Chris Jones, chairperson of the Waste Industry Safety and Health Forum (WISH), says it’s time we made sure Simply Safe went alongside Simpler Recycling.

If there’s one thing that we should be used to in the waste and recycling sector, it is change. The way we collect waste and recyclables is radically different to what was happening 10 years ago and would have been unimaginable 20 years ago. And yet, to paraphrase a French philosopher, ‘The more things change the more they stay the same.’
The serious injury and fatality rates in the waste and recycling sector are significantly reduced over what they were a decade ago. Yet they remain stubbornly high, and waste and recycling remains one of the most dangerous industrial sectors in the UK today.
The impact of Simpler Recycling on recycling and participation rates is the subject of much debate, but what of the likely impacts on the health, safety and wellbeing of those affected by the sector?
Most of the binlifts used to collect waste and recycling in the UK today are fitted with a mode which allows the bin to be automatically emptied when it is presented to the vehicle. The use of such automatic modes can speed up collection rates by more than 30% in urban areas. Without the efficiency of automatic binlifts, the UK collection fleet could not clear the waste and recycling that society generates every week.

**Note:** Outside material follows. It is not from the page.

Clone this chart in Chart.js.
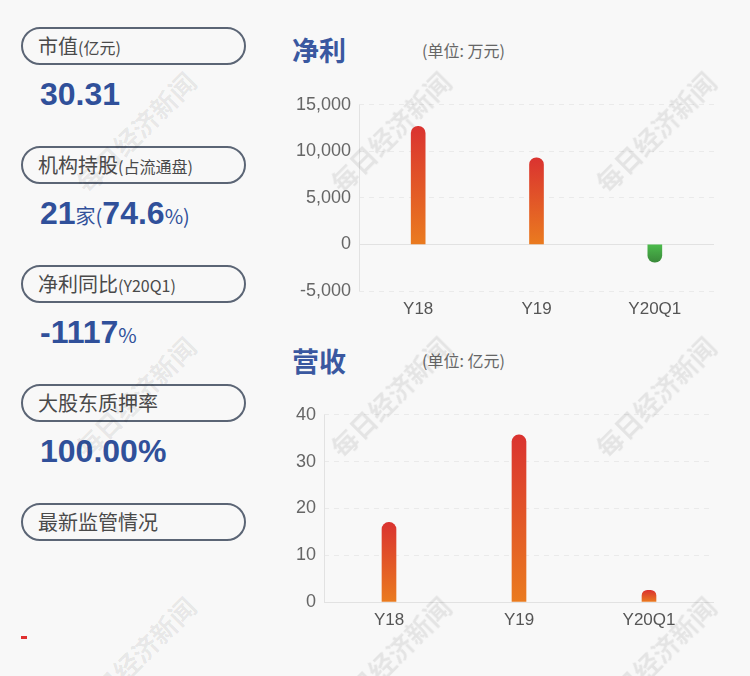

In January 2023 a refuse collection vehicle (RCV) in Coventry equipped with a binlift working in automatic mode entangled the coat of an operative who was then lifted into the compaction equipment and killed. The operative was not the first to be killed by a binlift operating in automatic mode in Great Britain. It has happened several times before. A search of Health and Safety Executive (HSE) data revealed more than 500 serious injury accidents had occurred involving binlifts in the previous 10 year period – and they were just the ones that got reported. The fatal accident in Coventry, however, at last provided the spur for operators, equipment manufacturers, and the regulators to work together to improve the safety of binlifts when operated in automatic mode.
We haven’t solved the problem yet and are still having to rely on using instruction and training to keep people safe. But more than 30 years after the first automatic mode binlifts were introduced in the UK, progress is being made. We can hope that this particular source of injury will be prevented for new build machines within the next five years.
Three weeks apart, at the end of January and the start of February 2024, two young children were killed by reversing waste and recycling vehicles in Scotland. They were not the only ones killed by waste and recycling vehicles in 2024. There were at least four other members of the public killed by reversing trucks. Last year was a not an untypical year for the industry in this regard. Workplace transport (primarily reversing vehicles) is responsible for over 30% of the major injuries caused by waste and recycling activities.
Improved sensing technology, cameras fitted to the vehicles, and even the simple deployment of crew members to keep members of the public away from manoeuvring vehicles, can prevent all of these deaths and injuries. This will only happen if the vehicles come equipped with the technology as part of the standard specification for the vehicle to be safe, not expensive extras that cash strapped local authorities and operators can choose not to fit, and if the crews are actually deployed to protect the public every time the vehicle manoeuvrers, not just some of the time.
Automatic mode binlifts and vehicle reversing are just two examples of a long list of safety issues that the industry has struggled to properly control for years that remain with us today. Guidance and support on how to manage these hazards and risks is available from HSE, WISH, the Environmental Services Association (ESA) and others, but because of the pace of innovation and change, such guidance gets overlooked and ignored. In safety terms the challenges remain unchanged.
Simpler Recycling is likely to result in a greater collection and handling effort – more vehicles to collect additional separated recycling streams and more food waste collection. This means more vehicles, equipped with more highly efficient automatic mode binlifts, and more manoeuvring and reversing in residential areas and, sadly, if we do nothing, more opportunities for things to go wrong.
Time we made sure that Simply Safe went alongside Simpler Recycling.